LONDON — Jenn Suhr walked with a purpose over to the stands to see her husband, who gingerly wrapped an American flag around her shoulders while she sobbed into his chest.
Yes, they’ve come a long way together. From training in a pair of huts connected together to form a jumping pit — to winning an Olympic gold medal on her sport’s grandest stage.
Suhr, America’s best female pole vaulter for the better part of a half-dozen years, got the Olympic gold she needed to round out her resume.
She vaulted 15 feet, 7 inches (4.75 meters) to defeat Cuba’s Yarisley Silva, who cleared the same height but lost on a tiebreaker because she had one more miss in the competition.

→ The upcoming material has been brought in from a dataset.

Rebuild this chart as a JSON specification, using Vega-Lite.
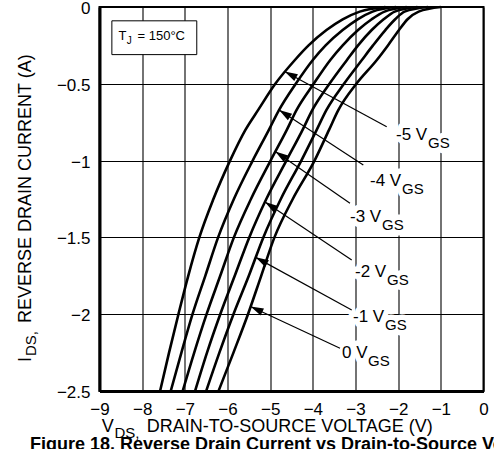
{
  "$schema": "https://vega.github.io/schema/vega-lite/v6.json",
  "width": 384,
  "height": 384,
  "autosize": {"type": "none"},
  "padding": {"left": 99.5, "top": 7, "right": 10.5, "bottom": 58},
  "background": "white",
  "config": {
    "font": "Liberation Sans",
    "view": {"stroke": "black", "strokeWidth": 2},
    "axis": {
      "grid": true, "gridColor": "black", "gridWidth": 1.1, "gridOpacity": 1,
      "domain": true, "domainColor": "black", "domainWidth": 3,
      "ticks": false, "tickSize": 0,
      "labelFont": "Liberation Sans", "labelFontSize": 17, "labelColor": "black",
      "labelFlush": false, "labelOverlap": false, "format": "~g"
    }
  },
  "datasets": {
    "curves": [
      {"g": "-5", "i": -2.5, "v": -7.58}, {"g": "-5", "i": -2.25, "v": -7.37}, {"g": "-5", "i": -2.0, "v": -7.15}, {"g": "-5", "i": -1.75, "v": -6.92},
      {"g": "-5", "i": -1.5, "v": -6.66}, {"g": "-5", "i": -1.25, "v": -6.33}, {"g": "-5", "i": -1.0, "v": -5.94}, {"g": "-5", "i": -0.8, "v": -5.58},
      {"g": "-5", "i": -0.67, "v": -5.28}, {"g": "-5", "i": -0.5, "v": -4.88}, {"g": "-5", "i": -0.345, "v": -4.42}, {"g": "-5", "i": -0.25, "v": -4.10},
      {"g": "-5", "i": -0.15, "v": -3.68}, {"g": "-5", "i": -0.08, "v": -3.30}, {"g": "-5", "i": -0.03, "v": -2.90}, {"g": "-5", "i": 0, "v": -2.30},

      {"g": "-4", "i": -2.5, "v": -7.33}, {"g": "-4", "i": -2.25, "v": -7.08}, {"g": "-4", "i": -2.0, "v": -6.82}, {"g": "-4", "i": -1.75, "v": -6.52},
      {"g": "-4", "i": -1.5, "v": -6.22}, {"g": "-4", "i": -1.25, "v": -5.85}, {"g": "-4", "i": -1.0, "v": -5.41}, {"g": "-4", "i": -0.8, "v": -5.03},
      {"g": "-4", "i": -0.67, "v": -4.79}, {"g": "-4", "i": -0.5, "v": -4.40}, {"g": "-4", "i": -0.345, "v": -4.00}, {"g": "-4", "i": -0.25, "v": -3.70},
      {"g": "-4", "i": -0.15, "v": -3.30}, {"g": "-4", "i": -0.08, "v": -2.95}, {"g": "-4", "i": -0.03, "v": -2.60}, {"g": "-4", "i": 0, "v": -2.05},

      {"g": "-3", "i": -2.5, "v": -7.05}, {"g": "-3", "i": -2.25, "v": -6.78}, {"g": "-3", "i": -2.0, "v": -6.49}, {"g": "-3", "i": -1.75, "v": -6.17},
      {"g": "-3", "i": -1.5, "v": -5.85}, {"g": "-3", "i": -1.25, "v": -5.45}, {"g": "-3", "i": -1.0, "v": -4.99}, {"g": "-3", "i": -0.8, "v": -4.61},
      {"g": "-3", "i": -0.67, "v": -4.38}, {"g": "-3", "i": -0.5, "v": -3.98}, {"g": "-3", "i": -0.345, "v": -3.59}, {"g": "-3", "i": -0.25, "v": -3.30},
      {"g": "-3", "i": -0.15, "v": -2.94}, {"g": "-3", "i": -0.08, "v": -2.62}, {"g": "-3", "i": -0.03, "v": -2.32}, {"g": "-3", "i": 0, "v": -1.80},

      {"g": "-2", "i": -2.5, "v": -6.76}, {"g": "-2", "i": -2.25, "v": -6.48}, {"g": "-2", "i": -2.0, "v": -6.17}, {"g": "-2", "i": -1.75, "v": -5.83},
      {"g": "-2", "i": -1.5, "v": -5.49}, {"g": "-2", "i": -1.25, "v": -5.09}, {"g": "-2", "i": -1.0, "v": -4.62}, {"g": "-2", "i": -0.8, "v": -4.24},
      {"g": "-2", "i": -0.67, "v": -4.01}, {"g": "-2", "i": -0.5, "v": -3.61}, {"g": "-2", "i": -0.345, "v": -3.20}, {"g": "-2", "i": -0.25, "v": -2.94},
      {"g": "-2", "i": -0.15, "v": -2.62}, {"g": "-2", "i": -0.08, "v": -2.34}, {"g": "-2", "i": -0.03, "v": -2.08}, {"g": "-2", "i": 0, "v": -1.55},

      {"g": "-1", "i": -2.5, "v": -6.50}, {"g": "-1", "i": -2.25, "v": -6.19}, {"g": "-1", "i": -2.0, "v": -5.86}, {"g": "-1", "i": -1.75, "v": -5.50},
      {"g": "-1", "i": -1.5, "v": -5.16}, {"g": "-1", "i": -1.25, "v": -4.75}, {"g": "-1", "i": -1.0, "v": -4.27}, {"g": "-1", "i": -0.8, "v": -3.91},
      {"g": "-1", "i": -0.67, "v": -3.68}, {"g": "-1", "i": -0.5, "v": -3.27}, {"g": "-1", "i": -0.345, "v": -2.85}, {"g": "-1", "i": -0.25, "v": -2.59},
      {"g": "-1", "i": -0.15, "v": -2.30}, {"g": "-1", "i": -0.08, "v": -2.07}, {"g": "-1", "i": -0.03, "v": -1.85}, {"g": "-1", "i": 0, "v": -1.30},

      {"g": "0", "i": -2.5, "v": -6.21}, {"g": "0", "i": -2.25, "v": -5.86}, {"g": "0", "i": -2.0, "v": -5.52}, {"g": "0", "i": -1.75, "v": -5.21},
      {"g": "0", "i": -1.5, "v": -4.90}, {"g": "0", "i": -1.25, "v": -4.47}, {"g": "0", "i": -1.0, "v": -3.96}, {"g": "0", "i": -0.8, "v": -3.62},
      {"g": "0", "i": -0.67, "v": -3.40}, {"g": "0", "i": -0.5, "v": -2.98}, {"g": "0", "i": -0.345, "v": -2.50}, {"g": "0", "i": -0.25, "v": -2.24},
      {"g": "0", "i": -0.15, "v": -1.98}, {"g": "0", "i": -0.08, "v": -1.78}, {"g": "0", "i": -0.03, "v": -1.52}, {"g": "0", "i": 0, "v": -1.00}
    ],
    "tags": [
      {"g": "-5", "t": "-5 V", "tx": -2.051, "ty": -0.866, "sx": -1.301, "sy": -0.918, "x0": -2.269, "y0": -0.779, "x1": -4.66, "y1": -0.42},
      {"g": "-4", "t": "-4 V", "tx": -2.660, "ty": -1.165, "sx": -1.910, "sy": -1.217, "x0": -2.817, "y0": -1.029, "x1": -4.79, "y1": -0.67},
      {"g": "-3", "t": "-3 V", "tx": -3.129, "ty": -1.400, "sx": -2.379, "sy": -1.452, "x0": -3.129, "y0": -1.278, "x1": -4.88, "y1": -0.94},
      {"g": "-2", "t": "-2 V", "tx": -3.012, "ty": -1.758, "sx": -2.262, "sy": -1.810, "x0": -3.089, "y0": -1.647, "x1": -5.12, "y1": -1.27},
      {"g": "-1", "t": "-1 V", "tx": -3.059, "ty": -2.051, "sx": -2.309, "sy": -2.103, "x0": -3.089, "y0": -1.973, "x1": -5.34, "y1": -1.63},
      {"g": "0", "t": "0 V", "tx": -3.317, "ty": -2.285, "sx": -2.707, "sy": -2.337, "x0": -3.363, "y0": -2.222, "x1": -5.46, "y1": -1.95}
    ],
    "box": [
      {"x": -8.71, "x2": -6.72, "y": -0.09, "y2": -0.31}
    ],
    "texts": [
      {"role": "tj", "t": "T", "x": -8.555, "y": -0.2116},
      {"role": "tj", "t": "= 150°C", "x": -8.109, "y": -0.2116},
      {"role": "tjsub", "t": "J", "x": -8.36, "y": -0.243},
      {"role": "xmain", "t": "V", "x": -8.948, "y": -2.770},
      {"role": "xmain", "t": "DRAIN-TO-SOURCE VOLTAGE (V)", "x": -7.894, "y": -2.770},
      {"role": "xsub", "t": "DS,", "x": -8.648, "y": -2.806},
      {"role": "ymain", "t": "I", "x": -10.605, "y": -2.311},
      {"role": "ymain", "t": "REVERSE DRAIN CURRENT (A)", "x": -10.605, "y": -2.057},
      {"role": "ysub", "t": "DS,", "x": -10.488, "y": -2.272},
      {"role": "fig", "t": "Figure 18. Reverse Drain Current vs Drain-to-Source Voltage", "x": -10.63, "y": -2.884}
    ]
  },
  "layer": [
    {
      "data": {"name": "curves"},
      "mark": {"type": "line", "color": "black", "strokeWidth": 2.6, "interpolate": "monotone"},
      "encoding": {
        "x": {"field": "v", "type": "quantitative", "scale": {"domain": [-9, 0], "nice": false, "zero": false},
              "axis": {"values": [-9, -8, -7, -6, -5, -4, -3, -2, -1, 0], "labelPadding": 10, "title": null}},
        "y": {"field": "i", "type": "quantitative", "scale": {"domain": [-2.5, 0], "nice": false, "zero": false},
              "axis": {"values": [-2.5, -2, -1.5, -1, -0.5, 0], "labelPadding": 9.5, "labelOffset": 1.5, "title": null}},
        "detail": {"field": "g"},
        "order": {"field": "i", "type": "quantitative"}
      }
    },
    {
      "data": {"name": "box"},
      "mark": {"type": "rect", "fill": "white", "stroke": "black", "strokeWidth": 1},
      "encoding": {
        "x": {"field": "x", "type": "quantitative"}, "x2": {"field": "x2"},
        "y": {"field": "y", "type": "quantitative"}, "y2": {"field": "y2"}
      }
    },
    {
      "data": {"name": "tags"},
      "mark": {"type": "text", "fontSize": 17, "align": "left", "baseline": "alphabetic", "fill": "white", "stroke": "white", "strokeWidth": 11, "strokeJoin": "round"},
      "encoding": {"x": {"field": "tx", "type": "quantitative"}, "y": {"field": "ty", "type": "quantitative"}, "text": {"field": "t"}}
    },
    {
      "data": {"name": "tags"},
      "mark": {"type": "text", "fontSize": 15, "align": "left", "baseline": "alphabetic", "fill": "white", "stroke": "white", "strokeWidth": 11, "strokeJoin": "round", "text": "GS"},
      "encoding": {"x": {"field": "sx", "type": "quantitative"}, "y": {"field": "sy", "type": "quantitative"}}
    },
    {
      "data": {"name": "tags"},
      "mark": {"type": "rule", "color": "black", "strokeWidth": 1.2},
      "encoding": {
        "x": {"field": "x0", "type": "quantitative"}, "y": {"field": "y0", "type": "quantitative"},
        "x2": {"field": "x1"}, "y2": {"field": "y1"}
      }
    },
    {
      "data": {"name": "tags"},
      "transform": [
        {"calculate": "atan2(-(datum.y0 - datum.y1) * 153.6, (datum.x0 - datum.x1) * 42.667) * 180 / PI", "as": "heading"}
      ],
      "mark": {"type": "point", "shape": "M0,0L2,-0.6L2,0.6Z", "filled": true, "fill": "black", "opacity": 1, "strokeWidth": 0, "size": 169},
      "encoding": {
        "x": {"field": "x1", "type": "quantitative"}, "y": {"field": "y1", "type": "quantitative"},
        "angle": {"field": "heading", "type": "quantitative", "scale": null}
      }
    },
    {
      "data": {"name": "tags"},
      "mark": {"type": "text", "fontSize": 17, "align": "left", "baseline": "alphabetic", "color": "black"},
      "encoding": {"x": {"field": "tx", "type": "quantitative"}, "y": {"field": "ty", "type": "quantitative"}, "text": {"field": "t"}}
    },
    {
      "data": {"name": "tags"},
      "mark": {"type": "text", "fontSize": 15, "align": "left", "baseline": "alphabetic", "color": "black", "text": "GS"},
      "encoding": {"x": {"field": "sx", "type": "quantitative"}, "y": {"field": "sy", "type": "quantitative"}}
    },
    {
      "data": {"name": "texts"},
      "transform": [{"filter": "datum.role === 'tj'"}],
      "mark": {"type": "text", "fontSize": 13, "align": "left", "baseline": "alphabetic", "color": "black"},
      "encoding": {"x": {"field": "x", "type": "quantitative"}, "y": {"field": "y", "type": "quantitative"}, "text": {"field": "t"}}
    },
    {
      "data": {"name": "texts"},
      "transform": [{"filter": "datum.role === 'tjsub'"}],
      "mark": {"type": "text", "fontSize": 10, "align": "left", "baseline": "alphabetic", "color": "black"},
      "encoding": {"x": {"field": "x", "type": "quantitative"}, "y": {"field": "y", "type": "quantitative"}, "text": {"field": "t"}}
    },
    {
      "data": {"name": "texts"},
      "transform": [{"filter": "datum.role === 'xmain'"}],
      "mark": {"type": "text", "fontSize": 18, "align": "left", "baseline": "alphabetic", "color": "black"},
      "encoding": {"x": {"field": "x", "type": "quantitative"}, "y": {"field": "y", "type": "quantitative"}, "text": {"field": "t"}}
    },
    {
      "data": {"name": "texts"},
      "transform": [{"filter": "datum.role === 'xsub'"}],
      "mark": {"type": "text", "fontSize": 15, "align": "left", "baseline": "alphabetic", "color": "black"},
      "encoding": {"x": {"field": "x", "type": "quantitative"}, "y": {"field": "y", "type": "quantitative"}, "text": {"field": "t"}}
    },
    {
      "data": {"name": "texts"},
      "transform": [{"filter": "datum.role === 'ymain'"}],
      "mark": {"type": "text", "fontSize": 18, "align": "left", "baseline": "alphabetic", "angle": 270, "color": "black"},
      "encoding": {"x": {"field": "x", "type": "quantitative"}, "y": {"field": "y", "type": "quantitative"}, "text": {"field": "t"}}
    },
    {
      "data": {"name": "texts"},
      "transform": [{"filter": "datum.role === 'ysub'"}],
      "mark": {"type": "text", "fontSize": 15, "align": "left", "baseline": "alphabetic", "angle": 270, "color": "black"},
      "encoding": {"x": {"field": "x", "type": "quantitative"}, "y": {"field": "y", "type": "quantitative"}, "text": {"field": "t"}}
    },
    {
      "data": {"name": "texts"},
      "transform": [{"filter": "datum.role === 'fig'"}],
      "mark": {"type": "text", "fontSize": 18, "fontWeight": "bold", "align": "left", "baseline": "alphabetic", "color": "black"},
      "encoding": {"x": {"field": "x", "type": "quantitative"}, "y": {"field": "y", "type": "quantitative"}, "text": {"field": "t"}}
    }
  ]
}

Suhr also beat two-time defending Olympic champion Yelena Isinbayeva of Russia, who failed to become the first woman to win the same individual track and field event at three consecutive Olympics. Isinbayeva settled for bronze with a vault of 15-5 (4.70).
The Suhr victory, finished out in the spitting rain at Olympic Stadium after all the other events had concluded, was a surprise gold for the United States on a night when it couldn’t catch a break anywhere else.
Two-time Olympic gold medalist Angelo Taylor staggered to the finish in the men’s 400-meter hurdles for fifth place in a race won by 35-year-old Felix Sanchez of the Dominican Republic, who beat American Michael Tinsley to the line.
Defending champion LaShawn Merritt of the U.S. wasn’t even in the 400-meter final after pulling up with a hurt hamstring in the semifinals the day before. With no other American men in that final, 19-year-old Kirani James gave Grenada its first-ever Olympic medal. He took the lead at the halfway point and ran hard to the finish line even though he hardly needed to — winning in 43.94 seconds.
It was the first time since the Moscow Games in 1980 that someone other than an American won the men’s 400.
“It’s probably crazy at home right now,” James said. “There’s probably a road party right now in the streets. I don’t think there are any words to describe the celebration right now.”